A Community Devoted to the Preservation and Practice of Celestial Navigation and Other Methods of Traditional Wayfinding
From: Frank Reed
Date: 2019 Mar 15, 09:10 -0700
Örjan Sandström, you wrote:
"for me when sun rises in mid winter it is roughly 20° east or west of my south (65°N), that means it is never even close to ever being east or west of me."
The trick is clearly not useful in autumn and winter. But try it in spring or summer. Find the time of sunrise on, for example, May 1 in latitude 25°S. That's 90° south of you. On that same day, determine when the Sun reaches the prime vertical in your latitude. They nearly match. It's not a perfect match because of the way sunrise is determined. To see a perfect match, look up the time when the Sun's unrefracted center has an altitude of 0° at latitude 25°S on May 1.

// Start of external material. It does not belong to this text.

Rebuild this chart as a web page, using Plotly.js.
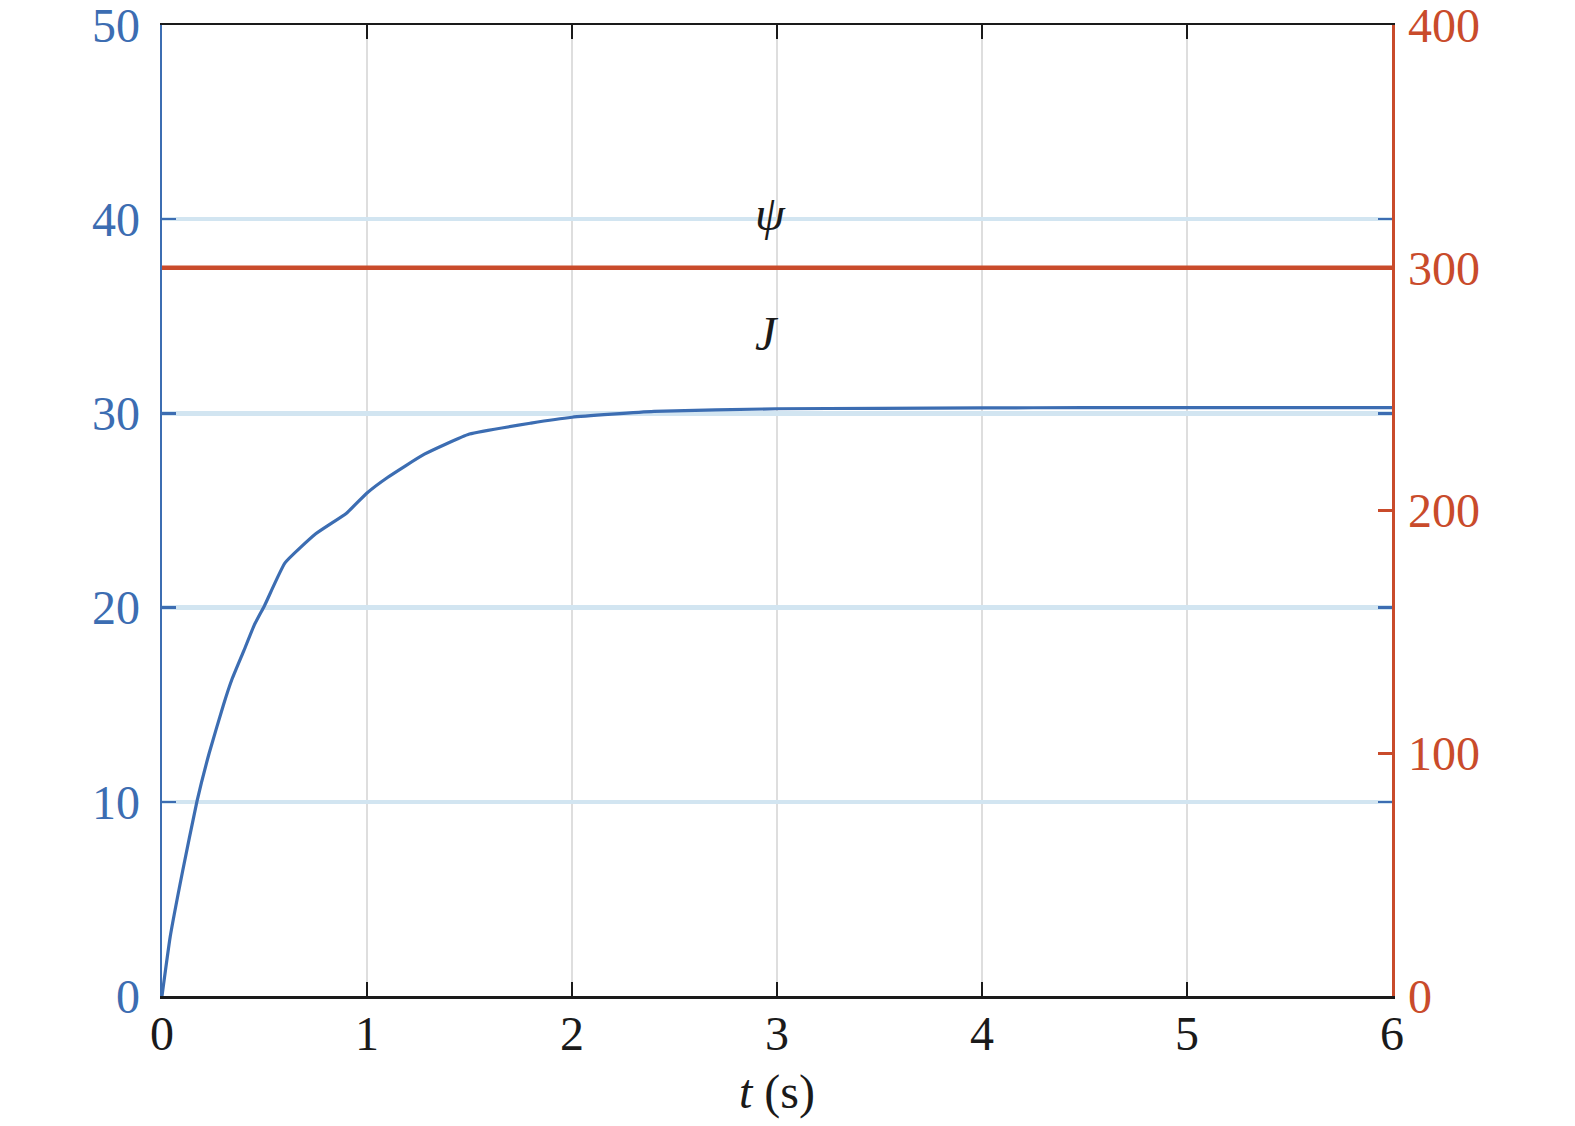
<!DOCTYPE html>
<html>
<head>
<meta charset="utf-8">
<script src="https://cdn.plot.ly/plotly-3.0.1.min.js"></script>
<style>
html,body{margin:0;padding:0;background:#fff;}
#chart{width:1575px;height:1126px;}
</style>
</head>
<body>
<div id="chart"></div>
<script>
// Time axis (s)
const tJ = [0, 0.04, 0.1, 0.17, 0.23, 0.3, 0.34, 0.4, 0.45, 0.5, 0.6, 0.75, 0.9, 1.0, 1.1, 1.28, 1.5, 1.8, 2.0, 2.4, 3.0, 3.5, 4.0, 4.5, 5.0, 5.5, 6.0];
// J values (left axis)
const valJ = [0, 3.05, 6.4, 10.0, 12.5, 15.0, 16.27, 17.8, 19.1, 20.1, 22.3, 23.8, 24.86, 25.9, 26.7, 27.9, 28.94, 29.5, 29.8, 30.1, 30.24, 30.26, 30.28, 30.3, 30.3, 30.3, 30.3];
// psi values (right axis)
const tPsi = [0, 6];
const valPsi = [300, 300];
// Tick values
const xTicks = [0, 1, 2, 3, 4, 5, 6];
const yLeftTicks = [0, 10, 20, 30, 40, 50];
const yRightTicks = [0, 100, 200, 300, 400];
// Labels
const labelPsi = {text: '<i>ψ</i>', x: 2.97, y: 40.3};
const labelJ = {text: '<i>J</i>', x: 2.95, y: 34.1};

const BLUE = '#3c6db2';
const RED = '#c94b2b';
const BLACK = '#1a1a1a';
const FONT = '"Liberation Serif", "Times New Roman", Times, serif';

const traces = [
  {x: tJ, y: valJ, type: 'scatter', mode: 'lines', line: {color: BLUE, width: 3.2, shape: 'spline', smoothing: 0.4}, xaxis: 'x', yaxis: 'y', hoverinfo: 'skip'},
  {x: tPsi, y: valPsi, type: 'scatter', mode: 'lines', line: {color: RED, width: 4.5}, xaxis: 'x', yaxis: 'y2', hoverinfo: 'skip'},
  // invisible trace to activate the mirrored blue tick axis on the right
  {x: [0], y: [0], type: 'scatter', mode: 'markers', marker: {opacity: 0}, xaxis: 'x', yaxis: 'y3', hoverinfo: 'skip', showlegend: false}
];

const layout = {
  width: 1575, height: 1126,
  margin: {l: 162, r: 183, t: 25, b: 130},
  paper_bgcolor: '#fff', plot_bgcolor: '#fff',
  showlegend: false,
  font: {family: FONT, size: 48, color: BLACK},
  xaxis: {
    range: [0, 6], tickvals: xTicks, ticktext: xTicks.map(String),
    ticks: 'inside', ticklen: 14, tickwidth: 2, tickcolor: BLACK,
    showline: true, linecolor: BLACK, linewidth: 2.5, mirror: 'ticks',
    showgrid: true, gridcolor: '#dedede', gridwidth: 1.5,
    zeroline: false,
    tickfont: {family: FONT, size: 48, color: BLACK},
    ticklabelstandoff: -6, ticklabeloverflow: 'allow',
    title: {text: '<i>t</i> (s)', font: {family: FONT, size: 48, color: BLACK}, standoff: 16}
  },
  yaxis: {
    range: [0, 50], tickvals: yLeftTicks, ticktext: yLeftTicks.map(String),
    ticks: 'inside', ticklen: 14, tickwidth: 2.5, tickcolor: BLUE,
    showline: true, linecolor: BLUE, linewidth: 2.5,
    showgrid: true, gridcolor: '#d2e5f1', gridwidth: 4.5,
    zeroline: false,
    tickfont: {family: FONT, size: 48, color: BLUE},
    ticklabelstandoff: 10, ticklabeloverflow: 'allow'
  },
  yaxis2: {
    range: [0, 400], tickvals: yRightTicks, ticktext: yRightTicks.map(String),
    overlaying: 'y', side: 'right',
    ticks: 'inside', ticklen: 14, tickwidth: 2.5, tickcolor: RED,
    showline: true, linecolor: RED, linewidth: 2.5,
    showgrid: false, zeroline: false,
    tickfont: {family: FONT, size: 48, color: RED},
    ticklabelstandoff: 4, ticklabeloverflow: 'allow'
  },
  yaxis3: {
    range: [0, 50], tickvals: yLeftTicks.slice(1, 5),
    overlaying: 'y', side: 'right',
    ticks: 'inside', ticklen: 14, tickwidth: 2.5, tickcolor: BLUE,
    showline: false, showgrid: false, zeroline: false, showticklabels: false
  },
  annotations: [
    {text: labelPsi.text, x: labelPsi.x, y: labelPsi.y, xref: 'x', yref: 'y', showarrow: false, font: {family: FONT, size: 48, color: BLACK}},
    {text: labelJ.text, x: labelJ.x, y: labelJ.y, xref: 'x', yref: 'y', showarrow: false, font: {family: FONT, size: 48, color: BLACK}}
  ]
};

Plotly.newPlot('chart', traces, layout, {staticPlot: true, displayModeBar: false});
</script>
</body>
</html>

I would note that this is a "neat" trick, but it has very limited practical value. It's no problem calculating these things in the modern world. And historically, if you wanted the time when the Sun was on the prime vertical (for a time sight with significantly uncertain latitude, for example), you could also calculate directly without much effort. Using a sunrise value 90° away in latitude would only be useful in that rare circumstance where you just happen to have sunrise tables for global latitudes but you have no other mathematical tables.

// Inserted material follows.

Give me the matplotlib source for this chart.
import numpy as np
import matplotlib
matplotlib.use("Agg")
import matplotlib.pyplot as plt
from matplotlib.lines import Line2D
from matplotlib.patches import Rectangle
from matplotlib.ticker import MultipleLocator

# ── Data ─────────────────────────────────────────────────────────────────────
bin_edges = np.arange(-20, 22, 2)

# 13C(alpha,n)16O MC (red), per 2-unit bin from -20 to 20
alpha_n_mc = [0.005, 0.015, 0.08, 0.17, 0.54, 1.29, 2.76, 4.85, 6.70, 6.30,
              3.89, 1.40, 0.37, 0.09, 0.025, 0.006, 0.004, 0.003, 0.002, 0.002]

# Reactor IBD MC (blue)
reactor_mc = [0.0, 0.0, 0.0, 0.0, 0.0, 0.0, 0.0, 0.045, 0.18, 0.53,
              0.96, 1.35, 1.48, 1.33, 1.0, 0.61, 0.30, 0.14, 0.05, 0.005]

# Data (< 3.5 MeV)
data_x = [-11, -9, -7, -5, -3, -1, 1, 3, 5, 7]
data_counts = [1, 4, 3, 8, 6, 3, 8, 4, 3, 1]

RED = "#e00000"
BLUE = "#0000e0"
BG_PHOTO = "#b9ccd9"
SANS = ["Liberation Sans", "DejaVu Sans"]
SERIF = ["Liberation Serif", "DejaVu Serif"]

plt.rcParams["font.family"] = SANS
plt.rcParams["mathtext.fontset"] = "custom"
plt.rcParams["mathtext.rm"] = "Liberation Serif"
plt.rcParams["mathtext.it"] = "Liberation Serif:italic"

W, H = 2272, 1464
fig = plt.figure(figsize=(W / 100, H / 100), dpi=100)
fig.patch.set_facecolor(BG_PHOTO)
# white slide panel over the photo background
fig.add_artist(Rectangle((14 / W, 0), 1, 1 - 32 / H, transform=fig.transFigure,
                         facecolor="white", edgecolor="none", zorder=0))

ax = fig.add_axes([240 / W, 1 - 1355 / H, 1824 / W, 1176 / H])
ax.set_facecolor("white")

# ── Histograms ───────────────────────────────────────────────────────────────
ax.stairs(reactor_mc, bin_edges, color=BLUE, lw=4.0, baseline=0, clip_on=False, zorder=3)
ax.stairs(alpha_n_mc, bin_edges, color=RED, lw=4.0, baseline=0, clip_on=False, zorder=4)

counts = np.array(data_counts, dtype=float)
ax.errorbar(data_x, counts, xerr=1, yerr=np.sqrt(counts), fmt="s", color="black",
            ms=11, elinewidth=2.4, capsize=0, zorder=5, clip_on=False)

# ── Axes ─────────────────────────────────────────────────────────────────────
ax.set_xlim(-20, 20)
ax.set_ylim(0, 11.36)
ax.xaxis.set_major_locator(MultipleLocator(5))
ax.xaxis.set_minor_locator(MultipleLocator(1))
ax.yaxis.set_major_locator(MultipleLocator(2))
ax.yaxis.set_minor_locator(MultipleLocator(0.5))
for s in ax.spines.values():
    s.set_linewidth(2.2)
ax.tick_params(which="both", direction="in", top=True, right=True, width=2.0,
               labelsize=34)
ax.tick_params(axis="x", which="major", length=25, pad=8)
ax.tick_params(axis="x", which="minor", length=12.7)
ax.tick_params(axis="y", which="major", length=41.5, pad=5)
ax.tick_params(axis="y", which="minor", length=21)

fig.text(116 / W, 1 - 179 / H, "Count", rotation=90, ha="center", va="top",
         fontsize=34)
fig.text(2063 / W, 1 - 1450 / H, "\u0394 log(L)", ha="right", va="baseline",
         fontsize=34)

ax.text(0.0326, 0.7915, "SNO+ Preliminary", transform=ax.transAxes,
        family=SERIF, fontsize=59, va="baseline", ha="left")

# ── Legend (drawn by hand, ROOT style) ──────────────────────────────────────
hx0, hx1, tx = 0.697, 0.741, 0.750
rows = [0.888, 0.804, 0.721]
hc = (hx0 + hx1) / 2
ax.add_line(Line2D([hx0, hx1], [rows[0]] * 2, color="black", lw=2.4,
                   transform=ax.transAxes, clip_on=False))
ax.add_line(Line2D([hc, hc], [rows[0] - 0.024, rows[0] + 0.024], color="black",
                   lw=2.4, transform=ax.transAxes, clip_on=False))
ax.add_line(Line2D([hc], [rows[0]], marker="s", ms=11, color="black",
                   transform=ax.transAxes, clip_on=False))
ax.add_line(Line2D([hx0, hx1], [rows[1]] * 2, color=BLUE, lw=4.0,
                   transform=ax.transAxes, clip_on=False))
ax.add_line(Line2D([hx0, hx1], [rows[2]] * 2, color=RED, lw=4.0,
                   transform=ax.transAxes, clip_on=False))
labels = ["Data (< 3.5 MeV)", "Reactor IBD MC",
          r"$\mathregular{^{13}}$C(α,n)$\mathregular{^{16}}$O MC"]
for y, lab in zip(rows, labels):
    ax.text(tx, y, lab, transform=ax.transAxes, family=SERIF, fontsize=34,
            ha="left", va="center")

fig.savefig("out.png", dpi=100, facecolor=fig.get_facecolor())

One last thought: would you ever want to know the true azimuth of the Sun when it's below the horizon. I can think of one use. If you use a polarizer to look at the sky near the zenith after sunset, it will determine the direction of the Sun even if the western part of the sky is obscured by clouds and even if the Sun is below the horizon. So being able to determine the time when the Sun is on the prime vertical below the horizon, as it would be in fall and winter, could have some small practical value.